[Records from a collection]
========================

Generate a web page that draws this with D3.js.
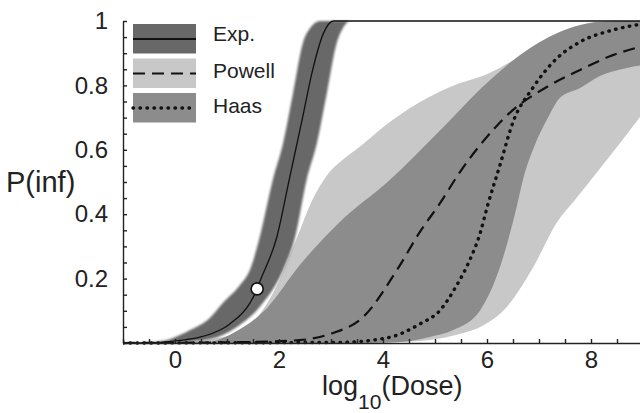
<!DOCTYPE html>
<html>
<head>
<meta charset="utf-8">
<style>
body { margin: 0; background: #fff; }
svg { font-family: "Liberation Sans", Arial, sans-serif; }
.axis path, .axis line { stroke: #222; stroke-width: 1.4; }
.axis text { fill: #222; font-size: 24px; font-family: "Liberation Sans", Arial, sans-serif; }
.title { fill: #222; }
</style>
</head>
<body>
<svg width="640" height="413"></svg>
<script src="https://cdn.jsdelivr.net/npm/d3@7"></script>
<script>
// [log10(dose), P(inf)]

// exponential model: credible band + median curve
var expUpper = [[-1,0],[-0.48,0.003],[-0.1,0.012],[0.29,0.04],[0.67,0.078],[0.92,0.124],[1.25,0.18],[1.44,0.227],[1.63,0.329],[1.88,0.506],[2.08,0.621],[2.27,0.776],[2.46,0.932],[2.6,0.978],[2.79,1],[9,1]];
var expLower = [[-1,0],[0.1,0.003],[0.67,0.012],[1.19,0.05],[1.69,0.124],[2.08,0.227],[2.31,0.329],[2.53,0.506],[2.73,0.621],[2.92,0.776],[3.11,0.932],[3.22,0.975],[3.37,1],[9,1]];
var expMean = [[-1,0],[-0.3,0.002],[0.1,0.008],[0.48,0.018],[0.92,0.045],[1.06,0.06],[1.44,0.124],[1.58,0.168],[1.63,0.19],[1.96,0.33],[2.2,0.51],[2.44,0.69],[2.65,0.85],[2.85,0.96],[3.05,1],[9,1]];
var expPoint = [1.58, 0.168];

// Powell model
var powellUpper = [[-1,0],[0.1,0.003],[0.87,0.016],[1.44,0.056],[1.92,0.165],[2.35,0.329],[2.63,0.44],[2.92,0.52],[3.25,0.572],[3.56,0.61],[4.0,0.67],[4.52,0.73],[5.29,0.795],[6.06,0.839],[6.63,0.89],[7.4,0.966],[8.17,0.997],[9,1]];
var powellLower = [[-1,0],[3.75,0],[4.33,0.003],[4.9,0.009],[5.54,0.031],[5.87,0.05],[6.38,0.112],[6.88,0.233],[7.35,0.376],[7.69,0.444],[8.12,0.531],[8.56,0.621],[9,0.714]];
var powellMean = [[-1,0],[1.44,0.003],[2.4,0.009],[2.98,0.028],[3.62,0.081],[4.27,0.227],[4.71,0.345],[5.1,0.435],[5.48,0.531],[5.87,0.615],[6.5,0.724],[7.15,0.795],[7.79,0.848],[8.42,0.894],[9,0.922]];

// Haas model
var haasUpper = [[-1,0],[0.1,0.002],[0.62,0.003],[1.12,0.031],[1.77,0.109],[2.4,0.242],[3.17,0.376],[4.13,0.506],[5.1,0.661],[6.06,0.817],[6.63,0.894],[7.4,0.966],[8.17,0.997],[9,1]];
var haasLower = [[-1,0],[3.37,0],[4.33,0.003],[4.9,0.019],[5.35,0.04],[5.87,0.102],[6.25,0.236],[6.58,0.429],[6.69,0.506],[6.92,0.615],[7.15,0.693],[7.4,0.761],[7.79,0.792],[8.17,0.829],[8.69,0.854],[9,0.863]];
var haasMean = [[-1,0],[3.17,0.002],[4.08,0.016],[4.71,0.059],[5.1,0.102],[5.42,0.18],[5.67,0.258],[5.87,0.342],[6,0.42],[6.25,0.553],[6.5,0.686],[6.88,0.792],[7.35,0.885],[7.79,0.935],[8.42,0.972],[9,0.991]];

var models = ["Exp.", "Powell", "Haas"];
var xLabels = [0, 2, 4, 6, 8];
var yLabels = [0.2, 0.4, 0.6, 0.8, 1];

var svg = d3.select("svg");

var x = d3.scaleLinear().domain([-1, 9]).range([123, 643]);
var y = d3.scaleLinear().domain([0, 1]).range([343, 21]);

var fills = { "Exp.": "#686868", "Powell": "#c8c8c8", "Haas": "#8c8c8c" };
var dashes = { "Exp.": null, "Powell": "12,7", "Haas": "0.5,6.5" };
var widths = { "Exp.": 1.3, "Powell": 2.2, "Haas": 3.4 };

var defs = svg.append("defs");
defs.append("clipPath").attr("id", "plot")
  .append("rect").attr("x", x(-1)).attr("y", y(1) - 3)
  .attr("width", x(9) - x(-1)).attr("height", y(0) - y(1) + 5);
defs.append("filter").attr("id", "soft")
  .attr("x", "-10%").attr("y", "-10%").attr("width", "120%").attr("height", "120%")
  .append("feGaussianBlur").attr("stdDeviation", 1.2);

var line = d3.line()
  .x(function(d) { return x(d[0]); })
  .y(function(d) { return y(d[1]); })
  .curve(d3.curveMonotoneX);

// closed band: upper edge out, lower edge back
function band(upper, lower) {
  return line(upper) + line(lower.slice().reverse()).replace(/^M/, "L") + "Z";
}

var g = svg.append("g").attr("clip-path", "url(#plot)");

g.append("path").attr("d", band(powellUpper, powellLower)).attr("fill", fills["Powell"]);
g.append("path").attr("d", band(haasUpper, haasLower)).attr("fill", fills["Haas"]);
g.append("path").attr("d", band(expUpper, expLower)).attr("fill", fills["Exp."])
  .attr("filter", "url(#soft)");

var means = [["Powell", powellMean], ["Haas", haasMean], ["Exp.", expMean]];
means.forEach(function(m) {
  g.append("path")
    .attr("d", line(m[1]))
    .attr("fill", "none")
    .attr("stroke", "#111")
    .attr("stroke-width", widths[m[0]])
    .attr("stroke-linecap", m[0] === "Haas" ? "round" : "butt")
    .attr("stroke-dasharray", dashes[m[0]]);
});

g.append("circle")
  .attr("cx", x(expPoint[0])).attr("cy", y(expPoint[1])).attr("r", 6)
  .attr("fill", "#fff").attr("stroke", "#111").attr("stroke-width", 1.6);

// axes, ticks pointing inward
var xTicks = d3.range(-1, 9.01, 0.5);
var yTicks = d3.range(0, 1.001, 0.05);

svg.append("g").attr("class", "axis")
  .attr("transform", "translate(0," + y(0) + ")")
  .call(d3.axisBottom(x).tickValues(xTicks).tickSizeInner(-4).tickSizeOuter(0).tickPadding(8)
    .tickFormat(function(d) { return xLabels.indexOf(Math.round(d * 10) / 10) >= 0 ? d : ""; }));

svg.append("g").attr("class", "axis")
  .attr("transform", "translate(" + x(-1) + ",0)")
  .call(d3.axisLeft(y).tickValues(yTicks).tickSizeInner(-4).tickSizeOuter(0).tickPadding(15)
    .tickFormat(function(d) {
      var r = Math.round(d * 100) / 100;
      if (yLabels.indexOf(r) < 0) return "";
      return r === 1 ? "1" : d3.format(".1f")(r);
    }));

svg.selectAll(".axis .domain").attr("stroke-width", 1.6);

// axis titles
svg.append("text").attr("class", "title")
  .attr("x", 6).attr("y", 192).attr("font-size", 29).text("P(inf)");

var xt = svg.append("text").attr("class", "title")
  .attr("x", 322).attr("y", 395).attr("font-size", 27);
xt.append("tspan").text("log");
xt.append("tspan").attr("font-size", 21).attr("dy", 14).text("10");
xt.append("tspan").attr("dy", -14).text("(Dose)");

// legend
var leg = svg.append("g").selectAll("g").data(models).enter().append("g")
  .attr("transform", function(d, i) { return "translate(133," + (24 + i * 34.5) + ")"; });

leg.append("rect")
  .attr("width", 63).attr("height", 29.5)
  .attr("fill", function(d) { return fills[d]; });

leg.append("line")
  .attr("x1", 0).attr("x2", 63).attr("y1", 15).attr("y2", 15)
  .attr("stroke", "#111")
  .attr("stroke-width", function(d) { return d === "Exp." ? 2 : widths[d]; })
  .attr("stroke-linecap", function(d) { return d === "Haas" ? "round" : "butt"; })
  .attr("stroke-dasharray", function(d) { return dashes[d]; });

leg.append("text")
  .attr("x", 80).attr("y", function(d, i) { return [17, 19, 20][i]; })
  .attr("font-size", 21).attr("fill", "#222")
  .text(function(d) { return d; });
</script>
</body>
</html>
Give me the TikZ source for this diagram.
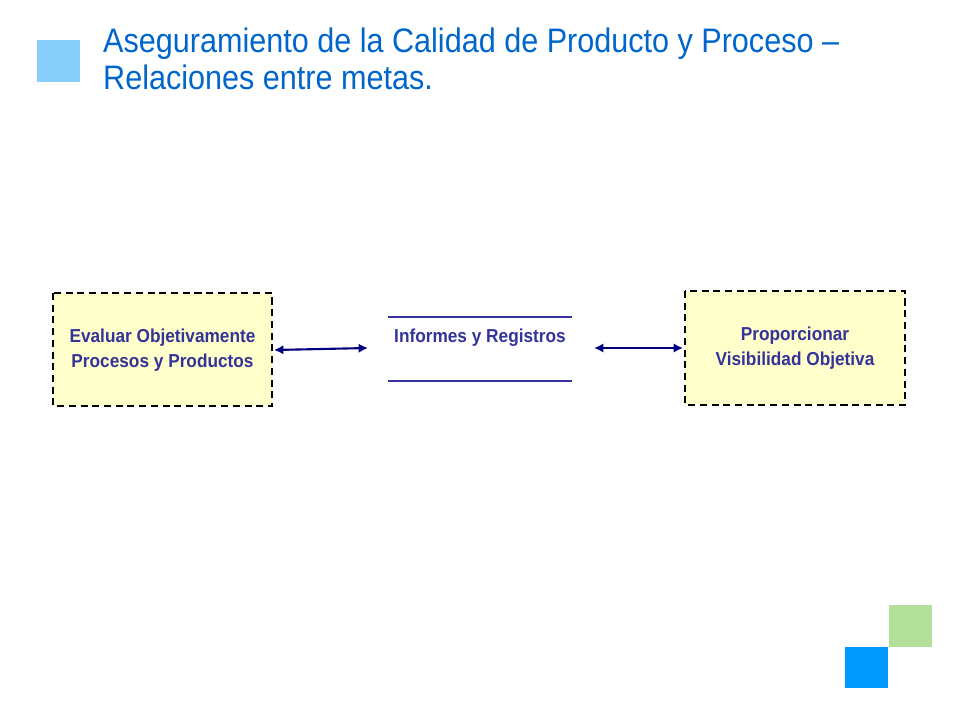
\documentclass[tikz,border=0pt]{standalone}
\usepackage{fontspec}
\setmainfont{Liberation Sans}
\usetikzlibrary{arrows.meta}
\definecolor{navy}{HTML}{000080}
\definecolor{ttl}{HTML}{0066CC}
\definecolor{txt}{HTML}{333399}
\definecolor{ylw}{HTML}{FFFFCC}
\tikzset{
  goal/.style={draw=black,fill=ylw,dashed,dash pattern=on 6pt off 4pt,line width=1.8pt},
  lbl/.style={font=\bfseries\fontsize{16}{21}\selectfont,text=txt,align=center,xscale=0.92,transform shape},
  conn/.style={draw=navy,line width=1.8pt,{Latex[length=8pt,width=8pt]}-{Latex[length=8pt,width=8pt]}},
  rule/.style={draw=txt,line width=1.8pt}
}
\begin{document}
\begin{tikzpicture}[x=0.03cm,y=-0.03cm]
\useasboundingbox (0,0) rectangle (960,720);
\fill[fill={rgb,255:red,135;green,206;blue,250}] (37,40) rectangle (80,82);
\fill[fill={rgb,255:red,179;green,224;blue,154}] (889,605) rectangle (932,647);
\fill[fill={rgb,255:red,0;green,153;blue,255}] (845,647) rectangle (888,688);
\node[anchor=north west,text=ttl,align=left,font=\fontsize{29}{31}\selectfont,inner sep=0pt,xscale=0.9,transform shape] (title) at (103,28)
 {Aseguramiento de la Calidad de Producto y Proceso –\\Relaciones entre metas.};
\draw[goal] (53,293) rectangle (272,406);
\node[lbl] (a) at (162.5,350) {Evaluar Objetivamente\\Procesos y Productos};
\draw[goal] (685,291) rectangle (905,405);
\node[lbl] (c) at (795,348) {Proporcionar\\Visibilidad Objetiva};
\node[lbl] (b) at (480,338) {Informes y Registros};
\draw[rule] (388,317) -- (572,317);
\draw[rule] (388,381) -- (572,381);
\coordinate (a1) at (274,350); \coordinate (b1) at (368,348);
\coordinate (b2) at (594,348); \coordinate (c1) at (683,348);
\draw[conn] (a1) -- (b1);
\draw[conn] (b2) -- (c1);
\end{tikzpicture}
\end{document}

========================

## PROBLEM DESCRIPTION
Please repeat exactly the data above from its first line to the line that contains "var expPoint = [1.58, 0.168];", inclusive, and leave every picture out.

## OUTPUT OF THE EXERCISE
Generate a web page that draws this with D3.js.
<!DOCTYPE html>
<html>
<head>
<meta charset="utf-8">
<style>
body { margin: 0; background: #fff; }
svg { font-family: "Liberation Sans", Arial, sans-serif; }
.axis path, .axis line { stroke: #222; stroke-width: 1.4; }
.axis text { fill: #222; font-size: 24px; font-family: "Liberation Sans", Arial, sans-serif; }
.title { fill: #222; }
</style>
</head>
<body>
<svg width="640" height="413"></svg>
<script src="https://cdn.jsdelivr.net/npm/d3@7"></script>
<script>
// [log10(dose), P(inf)]

// exponential model: credible band + median curve
var expUpper = [[-1,0],[-0.48,0.003],[-0.1,0.012],[0.29,0.04],[0.67,0.078],[0.92,0.124],[1.25,0.18],[1.44,0.227],[1.63,0.329],[1.88,0.506],[2.08,0.621],[2.27,0.776],[2.46,0.932],[2.6,0.978],[2.79,1],[9,1]];
var expLower = [[-1,0],[0.1,0.003],[0.67,0.012],[1.19,0.05],[1.69,0.124],[2.08,0.227],[2.31,0.329],[2.53,0.506],[2.73,0.621],[2.92,0.776],[3.11,0.932],[3.22,0.975],[3.37,1],[9,1]];
var expMean = [[-1,0],[-0.3,0.002],[0.1,0.008],[0.48,0.018],[0.92,0.045],[1.06,0.06],[1.44,0.124],[1.58,0.168],[1.63,0.19],[1.96,0.33],[2.2,0.51],[2.44,0.69],[2.65,0.85],[2.85,0.96],[3.05,1],[9,1]];
var expPoint = [1.58, 0.168];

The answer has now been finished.